Reviewing the notes I kept during my trip, I realize that I did a lousy job of keeping track of where I was, exactly, when I made this observation or that one. But the route I followed was around the country, counter-clockwise, starting in Dublin and ending up in Dublin again about a week and a half later.
So at this point in the adventure, I've crossed the entire country from east to west--Dublin to Galway--and then headed south. Within a day or so I'll get about as far south as you can go, and then I'll start heading northeast, back toward Dublin...
As I mentioned in an earlier post, the sport of hurling is as big in Ireland as football is in the U.S. I had the good fortune to be in Ireland for the all-Ireland hurling championship, which I definitely wanted to see. I didn't, and don't, give a flip about hurling, of course, but I thought it would be a unique cultural experience.
There are no big sports bars in Ireland, so if you want to watch sports on TV, you just try to find a pub with a decent set and a place to sit. Turns out this wasn't nearly as difficult as I thought it would be. I was able to find a good, non-touristy place to watch the game...lots of room to stretch out, but also an abundant supply of Irish who were happy to answer my hurling questions. ("Wait...why did that guy just give the thing to the other guy? I thought he was trying to keep it away from him..." "How many points do you get for that?" "Why is the crowd booing?" "Have you ever seen American football? Oh my God it's so much better than this.")

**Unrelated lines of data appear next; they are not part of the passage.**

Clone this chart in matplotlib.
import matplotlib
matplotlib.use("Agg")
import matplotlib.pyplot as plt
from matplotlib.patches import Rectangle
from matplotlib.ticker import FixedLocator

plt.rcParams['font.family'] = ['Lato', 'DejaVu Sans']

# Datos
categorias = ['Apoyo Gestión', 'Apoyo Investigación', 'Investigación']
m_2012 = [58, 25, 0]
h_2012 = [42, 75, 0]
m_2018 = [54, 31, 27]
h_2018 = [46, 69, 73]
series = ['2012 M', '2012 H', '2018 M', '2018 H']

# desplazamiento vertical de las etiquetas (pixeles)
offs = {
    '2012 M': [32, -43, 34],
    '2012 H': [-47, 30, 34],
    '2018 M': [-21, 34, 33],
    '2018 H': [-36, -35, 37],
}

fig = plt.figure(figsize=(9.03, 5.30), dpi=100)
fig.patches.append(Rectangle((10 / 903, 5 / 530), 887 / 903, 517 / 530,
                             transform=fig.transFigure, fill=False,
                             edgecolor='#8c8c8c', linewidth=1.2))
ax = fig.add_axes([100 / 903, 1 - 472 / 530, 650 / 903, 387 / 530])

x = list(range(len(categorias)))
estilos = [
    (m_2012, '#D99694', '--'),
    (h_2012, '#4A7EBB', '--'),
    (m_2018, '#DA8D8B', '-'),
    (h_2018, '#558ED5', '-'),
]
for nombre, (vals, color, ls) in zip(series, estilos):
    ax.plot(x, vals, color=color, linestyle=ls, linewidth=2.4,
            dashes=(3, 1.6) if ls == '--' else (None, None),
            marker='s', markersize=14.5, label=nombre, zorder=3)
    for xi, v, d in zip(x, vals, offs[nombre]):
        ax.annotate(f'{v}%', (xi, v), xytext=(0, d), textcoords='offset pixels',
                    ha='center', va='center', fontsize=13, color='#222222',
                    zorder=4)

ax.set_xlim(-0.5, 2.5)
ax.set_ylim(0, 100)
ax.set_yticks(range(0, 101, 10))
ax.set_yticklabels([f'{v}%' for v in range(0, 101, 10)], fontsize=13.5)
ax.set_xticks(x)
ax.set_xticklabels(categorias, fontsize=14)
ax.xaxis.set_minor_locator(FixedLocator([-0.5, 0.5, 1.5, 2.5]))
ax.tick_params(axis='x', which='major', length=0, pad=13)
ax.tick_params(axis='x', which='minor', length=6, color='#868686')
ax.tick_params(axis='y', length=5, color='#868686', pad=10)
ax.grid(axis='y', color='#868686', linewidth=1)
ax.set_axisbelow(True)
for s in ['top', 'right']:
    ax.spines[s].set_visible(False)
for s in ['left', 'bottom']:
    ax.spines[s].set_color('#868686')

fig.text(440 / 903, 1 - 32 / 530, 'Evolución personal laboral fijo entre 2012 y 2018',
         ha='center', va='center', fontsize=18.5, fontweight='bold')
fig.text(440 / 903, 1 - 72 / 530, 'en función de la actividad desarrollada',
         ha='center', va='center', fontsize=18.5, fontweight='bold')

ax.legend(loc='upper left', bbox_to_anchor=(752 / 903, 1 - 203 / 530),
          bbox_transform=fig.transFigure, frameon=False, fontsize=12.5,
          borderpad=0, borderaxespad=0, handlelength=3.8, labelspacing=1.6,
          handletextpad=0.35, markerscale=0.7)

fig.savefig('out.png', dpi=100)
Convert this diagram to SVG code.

The game didn't do much for me, to be honest, but I still have a few memories from that day. First, there was a kid playing pool in the pub, with no apparent supervision, who kept looking up at the TV screen and saying, "Oh, for fuck's sake." (His team was losing.) This is a common expression in Ireland, but to hear it coming from the mouth of an 8-year-old pool player was enough to make half the room laugh.
Second, I took a bathroom break during the match, and I met a guy whose Irish brogue was so thick, I simply couldn't understand him. That happened twice on this trip. (It happened a couple of times on my trip to Scotland, too.) There we were, both speaking English, but I could not make out what he said. And this "conversation" took place in the bathroom, which made it all the more awkward.
Third, I took off my money belt in the bathroom so I could pee. When I got back to my table, I realized that I no longer had it. So, I went back into the bathroom, but it wasn't there. I asked the bartender if anyone had turned it in, and he said no.
So there I was, having lost my passport and several hundred dollars in cash. Except that I hadn't, because I had stuffed the money belt in my back pocket! I didn't figure that out, though, until I had gone through the whole panicky thing of thinking I'd lost it, trying to find it, and then finally accepting that I'd stupidly left it in the bathroom and it had been stolen.
Even though it wasn't actually stolen, I have to say that when I thought it was, I handled the situation pretty calmly. What bothered me most was the idea of having to spend time getting a new passport, when I'd rather have been in a pub drinking so much that I couldn't keep track of the old one.
Anyway, once I realized that I still had my money belt, I was too embarrassed to say, "I found it!" So, I just skulked out of the place.
During the course of my trip, I found myself getting self-conscious over the phrase, "you guys." It just sounds so middle-American and unsophisticated. But what's the alternative? I can't pull off "y'all," and "you all" is barely any better than "you guys."
"You guys"--and the word "guys" in general--is something that you'll hear the English and Irish say when they imitate Americans. (And when I would reciprocate by imitating the Irish, I'd say, "Oh, for fuck's sake." Or I'd say, "Brushing my teeth with porridge and whiskey--it's lovely, it is. It's just grand.")
Here's a mystery I wasn't able to solve during my trip: Why does everyone think it's cool to be Irish? There's a lot of pride among the Irish in being Irish; there's a lot of pride among people of Irish descent, wherever they may be in the world, in being of Irish descent; and finally, there's a lot of pride among the Irish with respect to the foothold they've established in other parts of the world (in Boston, for example).
Why is that, do you think? Where does that come from? You don't see it among Scotsmen or the English, or among Italians or Germans or the Spanish. For whatever reason, though, the Irish are pretty much the Texans of Europe.